The long, corrupting reach of history is to blame. The reason for the contrast with Denmark – where, to condense the statistics, people pay more tax to live more equally, happily and soberly, for longer – lies in two different experiences of the industrial revolution. It came to Scotland early, swiftly and savagely. The historian Tom Devine has written that between 1760 and 1830 “Scottish urbanisation was faster than probably anywhere else in Europe … and the rate of growth simply overwhelmed the contemporary structures of sanitation and amenity in a great rising tide of humanity.” Inadequate sewerage, squalid housing, disease, the continuing surge of poor migrants from the Highlands and Ireland: Glasgow’s notoriety was established in those years.

Industrialism reached Denmark much later, in the 19th century’s second half, and its factories never scarred the country as the iron forges, steel mills, collieries, shipyards and heavy engineering workshops did Lowland Scotland, transforming a peripheral little country into a great industrial power. Denmark invested more modestly and shrewdly: breweries, shipbuilding, marine diesel engines (which their Danish makers pioneered). After German and Italian unification, Denmark became the smallest state in western and central Europe. Excepting Iceland and the Faroes, it had no secure colonial markets – it had abandoned its little outposts in India and Africa by 1850 – which meant that, unlike Scottish and British industry, it never suffered their confounding loss.

Like Germany and Japan, Denmark might be said to owe its successful society to a national humiliation. In 1863, for famously complicated reasons including the view of romantic nationalism that national boundaries should be determined by language, it laid claim to the duchy of Schleswig. All hell broke loose. Austria and Prussia, then under Otto von Bismarck’s leadership, declared war and within six months inflicted a crushing defeat on Denmark that shrank the size of its population and territory – the opposite of its intention.

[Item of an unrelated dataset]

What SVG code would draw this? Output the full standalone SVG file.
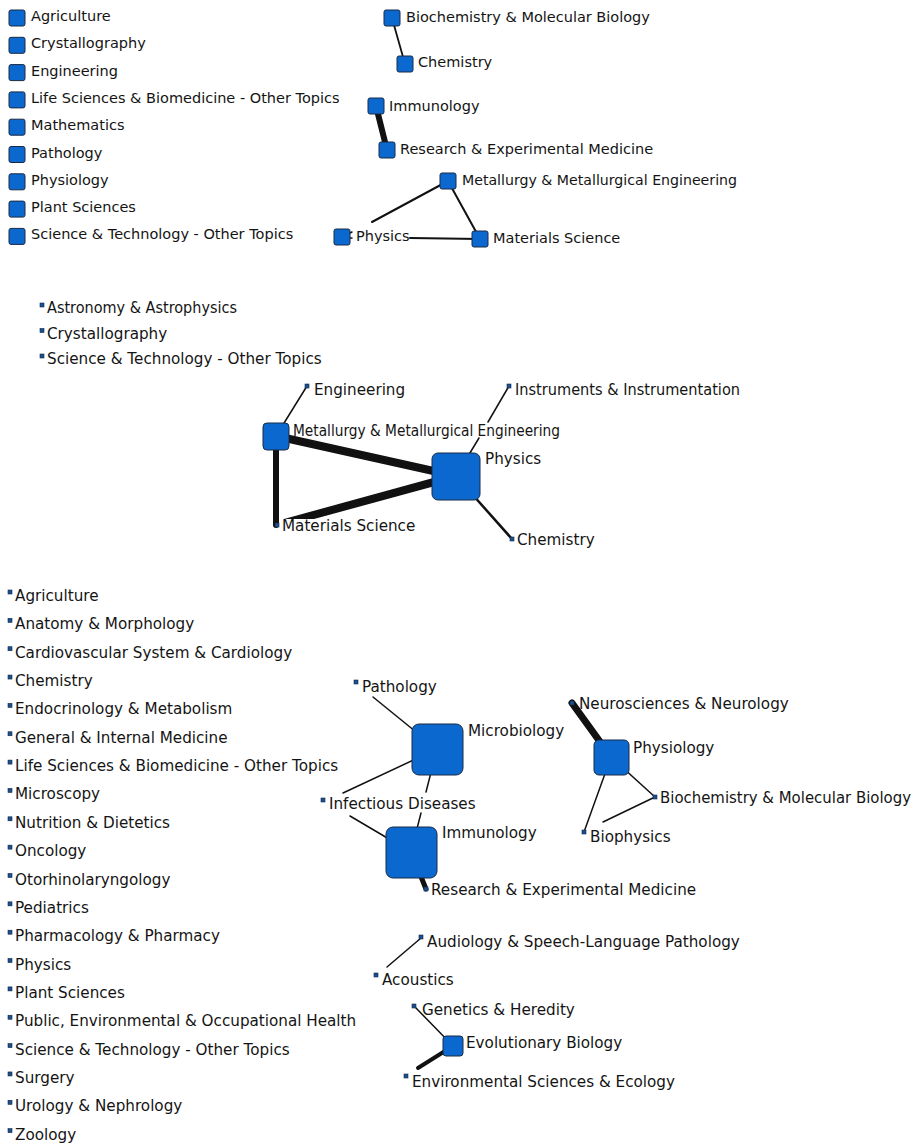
<svg xmlns="http://www.w3.org/2000/svg" width="917" height="1145" viewBox="0 0 917 1145">
<style>
text{font-family:"DejaVu Sans","Liberation Sans",sans-serif;fill:#141414}
.t{font-size:14.5px}
.m{font-size:15.2px}
.n{fill:#0b68cf;stroke:#1b2a44;stroke-width:1}
.d{fill:#1f4f8a;stroke:#0d2a50;stroke-width:0.6}
.e{stroke:#111;fill:none;stroke-linecap:round}
</style>
<rect width="917" height="1145" fill="#fff"/>
<g id="connectors">
<line class="e" x1="392" y1="18" x2="405" y2="64" stroke-width="1.8"/>
<line class="e" x1="376" y1="106" x2="387" y2="150" stroke-width="6"/>
<line class="e" x1="448" y1="181" x2="372" y2="222" stroke-width="2"/>
<line class="e" x1="448" y1="181" x2="480" y2="239" stroke-width="2"/>
<line class="e" x1="410" y1="238" x2="480" y2="239" stroke-width="2"/>
<line class="e" x1="350" y1="233" x2="352" y2="232" stroke-width="1.5"/>
<line class="e" x1="350" y1="238" x2="352" y2="238" stroke-width="1.5"/>
<line class="e" x1="307" y1="386" x2="276" y2="436" stroke-width="1.5"/>
<line class="e" x1="509" y1="386" x2="488" y2="422" stroke-width="1.5"/>
<line class="e" x1="479" y1="438" x2="456" y2="476" stroke-width="1.5"/>
<line class="e" x1="276" y1="436" x2="456" y2="476" stroke-width="8"/>
<polygon points="455,472 284,519 314,519 457,480" fill="#111"/>
<line class="e" x1="276" y1="436" x2="276" y2="525" stroke-width="6"/>
<line class="e" x1="456" y1="476" x2="512" y2="539" stroke-width="2.5"/>
<line class="e" x1="373" y1="697" x2="437" y2="749" stroke-width="1.5"/>
<line class="e" x1="437" y1="749" x2="343" y2="793" stroke-width="1.5"/>
<line class="e" x1="437" y1="749" x2="426" y2="792" stroke-width="1.5"/>
<line class="e" x1="421" y1="813" x2="411" y2="852" stroke-width="1.5"/>
<line class="e" x1="350" y1="816" x2="411" y2="852" stroke-width="1.5"/>
<line class="e" x1="411" y1="852" x2="426" y2="889" stroke-width="5"/>
<line class="e" x1="572" y1="703" x2="611" y2="757" stroke-width="7"/>
<line class="e" x1="611" y1="757" x2="655" y2="797" stroke-width="1.5"/>
<line class="e" x1="611" y1="757" x2="584" y2="832" stroke-width="1.5"/>
<line class="e" x1="655" y1="797" x2="603" y2="822" stroke-width="1.5"/>
<line class="e" x1="421" y1="938" x2="387" y2="967" stroke-width="1.5"/>
<line class="e" x1="416" y1="1008" x2="453" y2="1046" stroke-width="1.5"/>
<line class="e" x1="453" y1="1046" x2="418" y2="1068" stroke-width="4"/>
</g>
<g id="top-isolates">
<g id="t-agri"><rect class="n" x="9" y="10" width="16" height="16" rx="2"/><text class="t" x="31" y="21">Agriculture</text></g>
<g id="t-crys"><rect class="n" x="9" y="37.3" width="16" height="16" rx="2"/><text class="t" x="31" y="48.3">Crystallography</text></g>
<g id="t-eng"><rect class="n" x="9" y="64.6" width="16" height="16" rx="2"/><text class="t" x="31" y="75.6">Engineering</text></g>
<g id="t-life"><rect class="n" x="9" y="91.9" width="16" height="16" rx="2"/><text class="t" x="31" y="102.9">Life Sciences &amp; Biomedicine - Other Topics</text></g>
<g id="t-math"><rect class="n" x="9" y="119.2" width="16" height="16" rx="2"/><text class="t" x="31" y="130.2">Mathematics</text></g>
<g id="t-path"><rect class="n" x="9" y="146.5" width="16" height="16" rx="2"/><text class="t" x="31" y="157.5">Pathology</text></g>
<g id="t-phys"><rect class="n" x="9" y="173.8" width="16" height="16" rx="2"/><text class="t" x="31" y="184.8">Physiology</text></g>
<g id="t-plant"><rect class="n" x="9" y="201.1" width="16" height="16" rx="2"/><text class="t" x="31" y="212.1">Plant Sciences</text></g>
<g id="t-sci"><rect class="n" x="9" y="228.4" width="16" height="16" rx="2"/><text class="t" x="31" y="239.4">Science &amp; Technology - Other Topics</text></g>
</g>
<g id="t-biochem"><rect class="n" x="384" y="10" width="16" height="16" rx="2"/><text class="t" x="406" y="22">Biochemistry &amp; Molecular Biology</text></g>
<g id="t-chem"><rect class="n" x="397" y="56" width="16" height="16" rx="2"/><text class="t" x="418" y="67">Chemistry</text></g>
<g id="t-immuno"><rect class="n" x="368" y="98" width="16" height="16" rx="2"/><text class="t" x="389" y="111">Immunology</text></g>
<g id="t-research"><rect class="n" x="379" y="142" width="16" height="16" rx="2"/><text class="t" x="400" y="154">Research &amp; Experimental Medicine</text></g>
<g id="t-metal"><rect class="n" x="440" y="173" width="16" height="16" rx="2"/><text class="t" x="462" y="185" textLength="275" lengthAdjust="spacingAndGlyphs">Metallurgy &amp; Metallurgical Engineering</text></g>
<g id="t-physics"><rect class="n" x="334" y="229" width="16" height="16" rx="2"/><text class="t" x="356" y="241">Physics</text></g>
<g id="t-mat"><rect class="n" x="472" y="231" width="16" height="16" rx="2"/><text class="t" x="493" y="243">Materials Science</text></g>
<g id="mid-isolates">
<g id="m-astro"><rect class="d" x="40" y="303" width="4" height="4"/><text class="m" x="47" y="313" textLength="190" lengthAdjust="spacingAndGlyphs">Astronomy &amp; Astrophysics</text></g>
<g id="m-crys"><rect class="d" x="40" y="328.5" width="4" height="4"/><text class="m" x="47" y="338.5">Crystallography</text></g>
<g id="m-sci"><rect class="d" x="40" y="354" width="4" height="4"/><text class="m" x="47" y="364">Science &amp; Technology - Other Topics</text></g>
</g>
<g id="m-eng"><rect class="d" x="305" y="384" width="4" height="4"/><text class="m" x="314" y="395">Engineering</text></g>
<g id="m-instr"><rect class="d" x="507" y="384" width="4" height="4"/><text class="m" x="515" y="395" textLength="225" lengthAdjust="spacingAndGlyphs">Instruments &amp; Instrumentation</text></g>
<g id="m-metal"><rect class="n" x="263" y="423" width="26" height="27" rx="4"/><text class="m" x="293" y="436" textLength="267" lengthAdjust="spacingAndGlyphs">Metallurgy &amp; Metallurgical Engineering</text></g>
<g id="m-physics"><rect class="n" x="432" y="453" width="48" height="47" rx="6"/><text class="m" x="485" y="464">Physics</text></g>
<g id="m-mat"><rect class="d" x="275" y="523" width="4" height="4"/><text class="m" x="282" y="531">Materials Science</text></g>
<g id="m-chem"><rect class="d" x="510" y="537" width="4" height="4"/><text class="m" x="517" y="545">Chemistry</text></g>
<g id="bottom-isolates">
<g id="b0"><rect class="d" x="8" y="590" width="4" height="4"/><text class="m" x="15" y="601">Agriculture</text></g>
<g id="b1"><rect class="d" x="8" y="618.35" width="4" height="4"/><text class="m" x="15" y="629.35">Anatomy &amp; Morphology</text></g>
<g id="b2"><rect class="d" x="8" y="646.7" width="4" height="4"/><text class="m" x="15" y="657.7">Cardiovascular System &amp; Cardiology</text></g>
<g id="b3"><rect class="d" x="8" y="675.05" width="4" height="4"/><text class="m" x="15" y="686.05">Chemistry</text></g>
<g id="b4"><rect class="d" x="8" y="703.4" width="4" height="4"/><text class="m" x="15" y="714.4">Endocrinology &amp; Metabolism</text></g>
<g id="b5"><rect class="d" x="8" y="731.75" width="4" height="4"/><text class="m" x="15" y="742.75">General &amp; Internal Medicine</text></g>
<g id="b6"><rect class="d" x="8" y="760.1" width="4" height="4"/><text class="m" x="15" y="771.1">Life Sciences &amp; Biomedicine - Other Topics</text></g>
<g id="b7"><rect class="d" x="8" y="788.45" width="4" height="4"/><text class="m" x="15" y="799.45">Microscopy</text></g>
<g id="b8"><rect class="d" x="8" y="816.8" width="4" height="4"/><text class="m" x="15" y="827.8">Nutrition &amp; Dietetics</text></g>
<g id="b9"><rect class="d" x="8" y="845.15" width="4" height="4"/><text class="m" x="15" y="856.15">Oncology</text></g>
<g id="b10"><rect class="d" x="8" y="873.5" width="4" height="4"/><text class="m" x="15" y="884.5">Otorhinolaryngology</text></g>
<g id="b11"><rect class="d" x="8" y="901.85" width="4" height="4"/><text class="m" x="15" y="912.85">Pediatrics</text></g>
<g id="b12"><rect class="d" x="8" y="930.2" width="4" height="4"/><text class="m" x="15" y="941.2">Pharmacology &amp; Pharmacy</text></g>
<g id="b13"><rect class="d" x="8" y="958.55" width="4" height="4"/><text class="m" x="15" y="969.55">Physics</text></g>
<g id="b14"><rect class="d" x="8" y="986.9" width="4" height="4"/><text class="m" x="15" y="997.9">Plant Sciences</text></g>
<g id="b15"><rect class="d" x="8" y="1015.25" width="4" height="4"/><text class="m" x="15" y="1026.25">Public, Environmental &amp; Occupational Health</text></g>
<g id="b16"><rect class="d" x="8" y="1043.6" width="4" height="4"/><text class="m" x="15" y="1054.6">Science &amp; Technology - Other Topics</text></g>
<g id="b17"><rect class="d" x="8" y="1071.95" width="4" height="4"/><text class="m" x="15" y="1082.95">Surgery</text></g>
<g id="b18"><rect class="d" x="8" y="1100.3" width="4" height="4"/><text class="m" x="15" y="1111.3">Urology &amp; Nephrology</text></g>
<g id="b19"><rect class="d" x="8" y="1128.65" width="4" height="4"/><text class="m" x="15" y="1139.65">Zoology</text></g>
</g>
<g id="b-path"><rect class="d" x="354" y="680" width="4" height="4"/><text class="m" x="362" y="692">Pathology</text></g>
<g id="b-micro"><rect class="n" x="412" y="724" width="51" height="51" rx="7"/><text class="m" x="468" y="736">Microbiology</text></g>
<g id="b-infect"><rect class="d" x="321" y="798" width="4" height="4"/><text class="m" x="329" y="809">Infectious Diseases</text></g>
<g id="b-immuno"><rect class="n" x="386" y="827" width="51" height="51" rx="7"/><text class="m" x="442" y="838">Immunology</text></g>
<g id="b-research"><rect class="d" x="424" y="887" width="4" height="4"/><text class="m" x="431" y="895">Research &amp; Experimental Medicine</text></g>
<g id="b-neuro"><rect class="d" x="570" y="701" width="4" height="4"/><text class="m" x="579" y="709">Neurosciences &amp; Neurology</text></g>
<g id="b-physio"><rect class="n" x="594" y="740" width="35" height="35" rx="5"/><text class="m" x="633" y="753">Physiology</text></g>
<g id="b-biochem"><rect class="d" x="653" y="795" width="4" height="4"/><text class="m" x="660" y="803" textLength="251" lengthAdjust="spacingAndGlyphs">Biochemistry &amp; Molecular Biology</text></g>
<g id="b-biophys"><rect class="d" x="582" y="830" width="4" height="4"/><text class="m" x="590" y="842">Biophysics</text></g>
<g id="b-audio"><rect class="d" x="419" y="935" width="4" height="4"/><text class="m" x="427" y="947">Audiology &amp; Speech-Language Pathology</text></g>
<g id="b-acoust"><rect class="d" x="374" y="973" width="4" height="4"/><text class="m" x="382" y="985">Acoustics</text></g>
<g id="b-genet"><rect class="d" x="412" y="1004" width="4" height="4"/><text class="m" x="422" y="1015">Genetics &amp; Heredity</text></g>
<g id="b-evo"><rect class="n" x="443" y="1036" width="20" height="20" rx="3"/><text class="m" x="466" y="1048">Evolutionary Biology</text></g>
<g id="b-env"><rect class="d" x="404" y="1074" width="4" height="4"/><text class="m" x="412" y="1087">Environmental Sciences &amp; Ecology</text></g>
</svg>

In the description of the historian Bo Lidegaard, the damage to Denmark’s national pride “became a defining national trauma” over several generations. The country turned in on itself. It compensated territorial losses with schemes for land reclamation, turning moors into pastures and conifer plantations, and began to specialise in dairy produce and animal husbandry, happy to boast that it supplied Britain with so many breakfasts. Many of its new dairy farms were run as co-operatives. Again to quote Lidegaard, the co-op movement developed into “both an important feature of society and a centrepiece of Danish self-perception … a strong model for social progress through co-operative action rather than through social confrontation”.

Nationalism had been a fragile glory. The serious inspiriting of the nation needed certain conditions and a certain time. When will Scotland be like Denmark? In 50 years or a hundred? If it happens, it will have been worth the wait.